Assim, como o legislador ainda não instituiu esse crime, não é possível interpretar o art. 265 do Código Penal de maneira genérica, sob pena de serem violados os princípios da legalidade (já que não há lei definindo especificamente a conduta, mas apenas um projeto) e da anterioridade (há uma mera possibilidade de que a lei seja aprovada, porém, até lá, a referida conduta é um fato atípico).

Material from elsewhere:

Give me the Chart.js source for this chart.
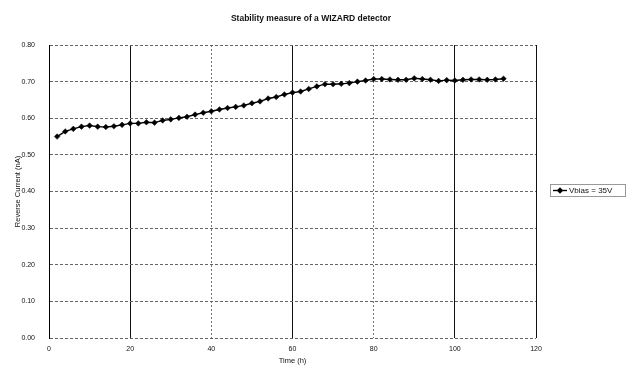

Resumindo, para que haja crime, a lei precisa ser cristalina, no sentido de não permitir interpretações dúbias acerca da tipicidade de uma conduta. Nesse viés, não se pode fazer uma analogia in malam partem (em prejuízo do réu) do art. 265, do CP, para punir aquele que divulga blitz.
Caso contrário, seria uma banalização do Direito Penal, ramo do Direito que só deve ser acionado como última ratio, porque tem as sanções mais graves e somente deve intervir quando as outras áreas não forem suficientes.
Portanto, a conduta de divulgar blitz é atípica, seja por falta de previsão em lei (atipicidade formal), seja por falta de potencialidade lesiva (atipicidade material).